Monday, 24 November 2008

Prepared for Action

We are in a financial crisis. A common feature of the ongoing arguments about how the current crisis might best be resolved is criticism of the Government for not being better prepared for the global economic downturn. Why, opposition parties ask, was money not set aside in the good times for a time such as this? Meanwhile, as the political debate drags on, we must all prepare for tough times ahead. We must watch the pennies all the more closely when the pound can’t look after itself. And it happens that we must do so even as we prepare for Christmas, until now a celebration increasingly characterised by financial excess as opposed to restraint.

Looking ahead to the New Year, workers at Honda’s factory in Swindon must prepare to find something else to do with their time for the two months when it will close down due to the drop in demand. And rail users must prepare themselves for yet another significant increase in the price of their fares.

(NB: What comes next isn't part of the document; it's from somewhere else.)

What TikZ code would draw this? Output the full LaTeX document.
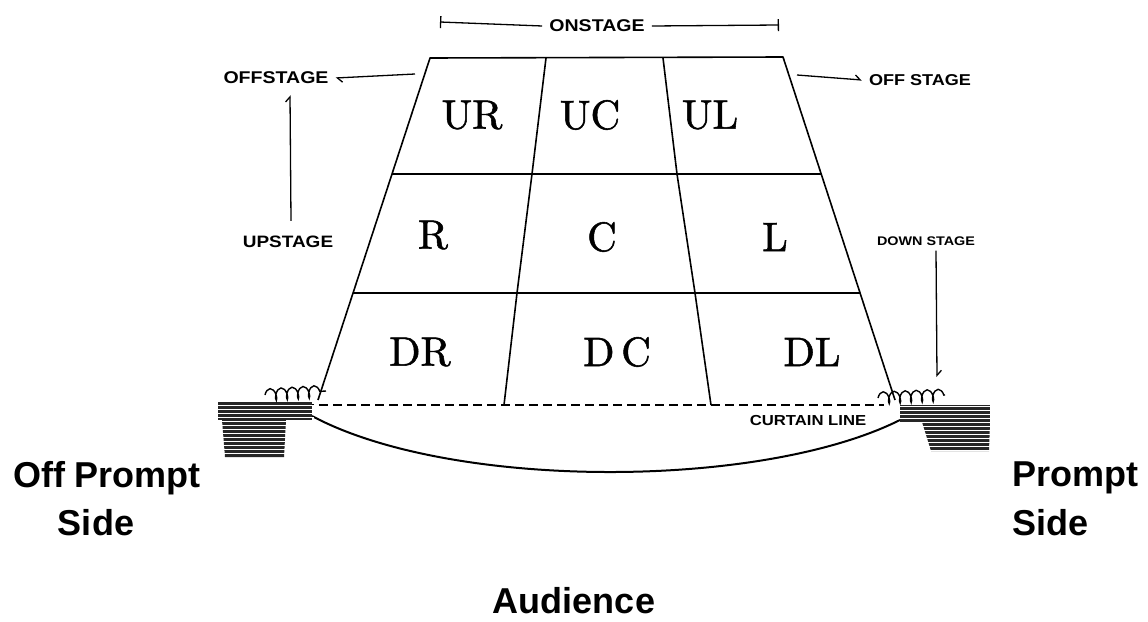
\documentclass[tikz,border=0pt]{standalone}
\usepackage{fontspec}
\usetikzlibrary{arrows.meta,decorations.pathmorphing}
\newfontfamily\handfont[FakeStretch=1.15]{Liberation Sans}
\newfontfamily\labfont{Liberation Sans}
\newfontfamily\cellfont[FakeBold=1.3]{lmroman10-regular.otf}
\begin{document}
\begin{tikzpicture}[x=1pt,y=-1pt,
  stage/.style={line width=1.6pt, line join=round},
  hand/.style={line width=1.3pt},
  barb/.style={-{Straight Barb[harpoon,length=5pt,width=9pt]}},
  cell/.style={font=\cellfont\fontsize{41}{41}\selectfont},
  small/.style={font=\handfont\bfseries\fontsize{17}{17}\selectfont, inner sep=1pt},
  tiny/.style={font=\handfont\bfseries\fontsize{12.5}{12.5}\selectfont, inner sep=1pt},
  big/.style={font=\labfont\bfseries\fontsize{36}{38}\selectfont, inner sep=0pt},
  wing/.style={fill=black!85, draw=none},
  squig/.style={line width=1.4pt, decorate, decoration={coil, aspect=0.45, segment length=11pt, amplitude=6pt}}
]
\useasboundingbox[fill=white] (0,0) rectangle (1148,621);

% stage corners and grid points
\coordinate (TL) at (430,58);
\coordinate (TR) at (783,57);
\coordinate (BL) at (318,400);
\coordinate (BR) at (895,400);
\coordinate (L1) at (392,174);
\coordinate (R1) at (821,174);
\coordinate (L2) at (353,293);
\coordinate (R2) at (860,293);

\draw[stage] (BL) -- (TL) -- (TR) -- (BR);
\draw[stage] (L1) -- (R1);
\draw[stage] (L2) -- (R2);
\draw[stage] (546,58) -- (532,174) -- (517,293) -- (504,405);
\draw[stage] (663,58) -- (677,174) -- (695,293) -- (711,405);

% curtain line
\draw[line width=1.8pt, dash pattern=on 9pt off 5pt] (305,405) -- (884,405);

% apron curve
\draw[line width=2pt] (312,416) .. controls (450,490) and (760,490) .. (900,420);

% wings
\fill[wing] (218,402) rectangle (312,420);
\fill[wing] (222,420) -- (286,420) -- (284,457) -- (225,457) -- cycle;
\fill[wing] (900,405) rectangle (990,422);
\fill[wing] (922,422) -- (990,422) -- (989,451) -- (931,451) -- cycle;
\foreach \y in {405,409,...,455} {
  \draw[white, line width=0.7pt] (216,\y) -- (314,\y);
  \draw[white, line width=0.7pt] (898,\y+1) -- (992,\y+1);
}

% squiggles
\draw[squig] (265,395) -- (326,391);
\draw[squig] (878,398) -- (945,395);

% cell labels
\node[cell] (UR) at (472,115) {UR};
\node[cell] (UC) at (590,115) {UC};
\node[cell] (UL) at (710,115) {UL};
\node[cell] (R) at (433,235) {R};
\node[cell] (C) at (602,237) {C};
\node[cell] (L) at (775,237) {L};
\node[cell] (DR) at (420,352) {DR};
\node[cell] (DC) at (617,352) {D\,C};
\node[cell] (DL) at (812,352) {DL};

% handwritten labels
\node[small] (onstage) at (597,26) {ONSTAGE};
\coordinate (onL) at (440,22);
\coordinate (onR) at (779,25);
\draw[hand, -{Bar[width=12pt]}] ([xshift=-6pt]onstage.west) -- (onL);
\draw[hand, -{Bar[width=12pt]}] ([xshift=6pt]onstage.east) -- (onR);

\node[small] (offL) at (276,78) {OFFSTAGE};
\coordinate (offLa) at (415,74);
\draw[hand, barb] (offLa) -- ([xshift=6pt]offL.east);

\node[small, font=\handfont\bfseries\fontsize{16.5}{16.5}\selectfont] (up) at (288,242) {UPSTAGE};
\draw[hand, barb] ([xshift=3pt,yshift=14pt]up.north) -- ([xshift=14pt,yshift=-10pt]offL.south);

\node[small, font=\handfont\bfseries\fontsize{15.7}{15.7}\selectfont] (offR) at (920,80) {OFF STAGE};
\coordinate (offRa) at (797,75);
\draw[hand, barb] (offRa) -- ([xshift=-6pt]offR.west);

\node[tiny] (down) at (926,241) {DOWN STAGE};
\coordinate (downB) at (937,377);
\draw[hand, barb] ([xshift=10pt,yshift=-4pt]down.south) -- (downB);

\node[tiny, font=\handfont\bfseries\fontsize{14.5}{14.5}\selectfont] (curtain) at (808,421) {CURTAIN LINE};

% big labels
\node[big] (offp1) at (107,478) {Off Prompt};
\node[big] (offp2) at (96,523) {Side};
\node[big, anchor=west] (pr1) at (1012,478) {Prompt};
\node[big, anchor=west] (pr2) at (1012,523) {Side};
\node[big] (aud) at (574,601) {Audience};
\end{tikzpicture}
\end{document}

The repeated emphasis in our readings this week is the need to be prepared for the second coming of Christ. Put differently, our adherence to a biblical worldview, wherein it is certain that Christ will one day come again, has implications for the way we live now. And they are practical implications. True, we’ll hear Jesus telling us to ‘keep watch’ for his coming, but – as his parable of the talents and teaching about the final judgement using the imagery of a shepherd separating sheep and goats makes clear – that’s far from a summons to complacency and inactivity. On the contrary, our confidence in Christ for our salvation, and our certainty that he will return is to provoke us to bold, imaginative transformative action.

If we are prepared at all for the future coming of Christ, it will be demonstrated in our willingness to act in his name in the here and now.